I want to filter a column based on a column from another frame, but I get errors stating that the column from the other frame does not exist. Not sure what I'm doing wrong here, as it seems to fit the description of what the with_context docs describe.

main.rs

use polars::prelude::*;

fn main() {
    let df0 = df! {
        "id" => [1, 2, 3],
        "name" => ["foo", "bar", "baz"],
    }
    .unwrap()
    .lazy();
    let other_df = df! {
        "other_id" => [1,2,2,1],
        "name" => ["w", "x", "y", "z"],
    }
    .unwrap()
    .lazy();

    let lf = df0.with_context(&[other_df]);
    let res = lf
        .filter(col("id").is_in(col("other_id")))
        .collect()
        .unwrap();
    println!("{:?}", res);
}

Cargo.toml

[dependencies]
polars = {git = "https://github.com/pola-rs/polars", branch = "master", features = ["lazy", "is_in"]}

Edit: If i do select instead of filter, I don't get an error.

let res = lf
    .select(&[col("id").is_in(col("other_id"))])
    .collect()
    .unwrap();
Cory Grinstead
  • 511
  • 3
  • 16

1 Answers1

0

Ran into this problem today. The workaround I found was to abuse column remappings to force the is_in expression to save as a boolean mask, which does what the select statement above does but explicitly. I don't use the Rust version (only the Python one atm) but I looked up the API again and it seems pretty similar, though I don't know if the Rust API is explicitly updated as often as the Python or JavaScript ones.

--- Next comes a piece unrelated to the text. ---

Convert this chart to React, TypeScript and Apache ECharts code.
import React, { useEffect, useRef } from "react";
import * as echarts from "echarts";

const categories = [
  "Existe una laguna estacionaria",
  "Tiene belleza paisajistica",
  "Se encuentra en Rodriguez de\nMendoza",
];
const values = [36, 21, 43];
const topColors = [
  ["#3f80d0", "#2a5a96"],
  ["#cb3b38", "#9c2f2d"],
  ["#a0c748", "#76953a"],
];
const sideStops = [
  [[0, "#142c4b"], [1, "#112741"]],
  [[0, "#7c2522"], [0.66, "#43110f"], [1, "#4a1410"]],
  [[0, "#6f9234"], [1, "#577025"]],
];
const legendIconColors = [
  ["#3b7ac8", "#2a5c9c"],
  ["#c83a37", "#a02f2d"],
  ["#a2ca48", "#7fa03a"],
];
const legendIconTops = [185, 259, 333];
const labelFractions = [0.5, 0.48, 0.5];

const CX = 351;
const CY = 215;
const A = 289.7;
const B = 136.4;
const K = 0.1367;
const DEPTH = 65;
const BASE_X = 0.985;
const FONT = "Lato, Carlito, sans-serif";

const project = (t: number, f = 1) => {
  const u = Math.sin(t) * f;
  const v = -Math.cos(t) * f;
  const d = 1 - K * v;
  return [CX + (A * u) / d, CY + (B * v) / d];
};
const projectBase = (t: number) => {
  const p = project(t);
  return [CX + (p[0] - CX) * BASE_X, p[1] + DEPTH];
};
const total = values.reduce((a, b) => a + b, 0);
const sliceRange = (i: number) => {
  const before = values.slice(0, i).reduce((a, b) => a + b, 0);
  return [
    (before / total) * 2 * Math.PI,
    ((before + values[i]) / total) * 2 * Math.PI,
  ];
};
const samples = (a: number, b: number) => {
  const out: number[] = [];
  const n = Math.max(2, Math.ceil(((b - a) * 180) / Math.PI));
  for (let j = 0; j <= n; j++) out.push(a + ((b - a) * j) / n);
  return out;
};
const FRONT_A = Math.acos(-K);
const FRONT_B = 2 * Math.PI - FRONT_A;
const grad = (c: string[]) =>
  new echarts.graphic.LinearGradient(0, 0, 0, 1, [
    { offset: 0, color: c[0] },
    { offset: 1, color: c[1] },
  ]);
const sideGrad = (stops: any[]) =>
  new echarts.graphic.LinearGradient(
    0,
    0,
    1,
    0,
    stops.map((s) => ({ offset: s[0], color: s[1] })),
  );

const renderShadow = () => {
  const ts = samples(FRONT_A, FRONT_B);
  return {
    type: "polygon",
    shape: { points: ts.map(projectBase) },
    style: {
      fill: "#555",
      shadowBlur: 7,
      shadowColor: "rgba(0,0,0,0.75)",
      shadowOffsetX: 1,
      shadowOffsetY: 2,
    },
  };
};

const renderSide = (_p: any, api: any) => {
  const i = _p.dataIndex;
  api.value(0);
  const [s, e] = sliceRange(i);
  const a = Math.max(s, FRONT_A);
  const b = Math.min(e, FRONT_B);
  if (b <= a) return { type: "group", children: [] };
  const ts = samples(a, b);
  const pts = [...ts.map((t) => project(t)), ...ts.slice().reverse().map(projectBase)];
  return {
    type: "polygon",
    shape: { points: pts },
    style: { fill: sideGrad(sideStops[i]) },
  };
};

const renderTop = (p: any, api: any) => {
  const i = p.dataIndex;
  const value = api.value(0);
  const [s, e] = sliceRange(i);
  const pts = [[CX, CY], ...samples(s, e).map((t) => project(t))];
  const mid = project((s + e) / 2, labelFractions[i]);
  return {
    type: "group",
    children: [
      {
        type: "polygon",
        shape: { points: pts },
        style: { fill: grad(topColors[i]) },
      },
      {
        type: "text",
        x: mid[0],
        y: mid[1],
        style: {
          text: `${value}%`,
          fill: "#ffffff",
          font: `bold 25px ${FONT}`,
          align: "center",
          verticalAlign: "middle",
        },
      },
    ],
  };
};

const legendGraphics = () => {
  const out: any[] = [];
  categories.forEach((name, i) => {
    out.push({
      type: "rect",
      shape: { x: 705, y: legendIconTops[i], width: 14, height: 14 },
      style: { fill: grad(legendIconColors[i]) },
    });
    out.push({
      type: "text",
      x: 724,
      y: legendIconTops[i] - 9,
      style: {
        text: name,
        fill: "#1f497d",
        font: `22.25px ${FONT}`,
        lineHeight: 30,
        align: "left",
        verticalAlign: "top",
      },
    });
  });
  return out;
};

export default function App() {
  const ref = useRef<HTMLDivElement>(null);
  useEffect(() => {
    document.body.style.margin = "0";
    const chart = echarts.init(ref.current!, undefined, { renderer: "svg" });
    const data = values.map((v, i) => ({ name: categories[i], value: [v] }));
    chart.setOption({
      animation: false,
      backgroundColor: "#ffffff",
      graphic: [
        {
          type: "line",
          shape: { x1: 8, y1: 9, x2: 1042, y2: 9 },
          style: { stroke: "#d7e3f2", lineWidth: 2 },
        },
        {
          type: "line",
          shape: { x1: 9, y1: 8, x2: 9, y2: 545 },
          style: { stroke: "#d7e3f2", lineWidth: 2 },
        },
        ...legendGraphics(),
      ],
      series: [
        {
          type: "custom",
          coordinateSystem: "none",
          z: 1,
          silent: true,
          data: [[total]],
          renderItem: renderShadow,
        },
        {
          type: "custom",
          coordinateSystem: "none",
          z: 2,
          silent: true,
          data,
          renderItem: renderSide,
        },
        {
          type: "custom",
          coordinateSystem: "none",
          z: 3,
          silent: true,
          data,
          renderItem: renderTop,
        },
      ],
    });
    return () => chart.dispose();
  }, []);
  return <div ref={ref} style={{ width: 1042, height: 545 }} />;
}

It seems to be a very specific thing with how with_context interacts with .filter() and I'm not entirely sure why. The best and most explicit workaround I found is to use .with_column() which doesn't seem to have the same issues, at least in the version of Polars I'm currently using (py-polars 0.16.2)

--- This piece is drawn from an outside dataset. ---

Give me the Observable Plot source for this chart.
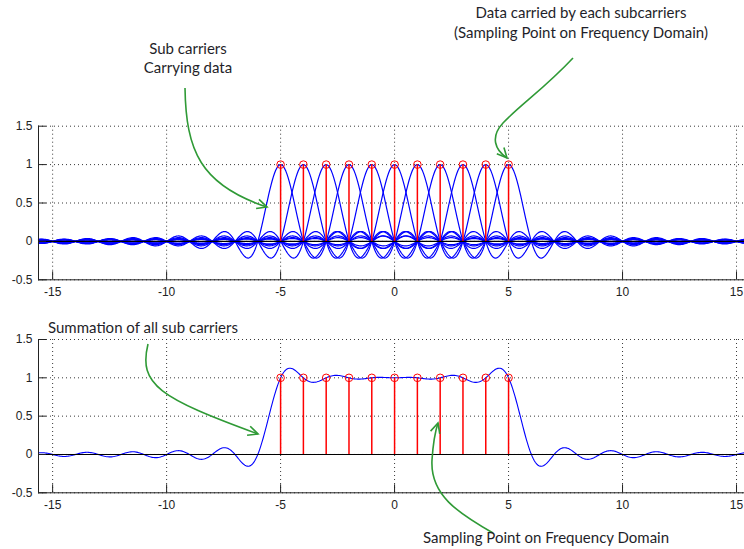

When using with_context, it's easier to assume a differing column which can be generated on the fly using .select(), col(), or all() with chained .suffix() or .prefix statements. If you look at the resulting LazyFrame from any with_context statement, with_context attaches the columns in the lzf.columns structure.

import polars as pl
...
...
lzf_filtered = lzf
.with_context(filtering_lzf)
.with_columns([
    pl.col(col_to_filter)
    .is_in(pl.col(filtering_col))
    .alias("some_col_name")    
]).filter(pl.col("some_col_name")

You can then select or drop the additional columns however you choose. My advice would be don't stack contexts. It can get really messy over time. I just usually use regex filtering in pl.col() if I've stacked up columns I don't want, or explicit filtering if I'm pruning a data set.

While I appreciate that this isn't in exactly the same language, the stylistic changes from the Rust API are fairly minimal from the Python one. I'm not gonna screw it up by actually writing Rust when I don't really use it, but given that they are basically using the same code base,

Hopefully that helps someone else stuck with the same problem.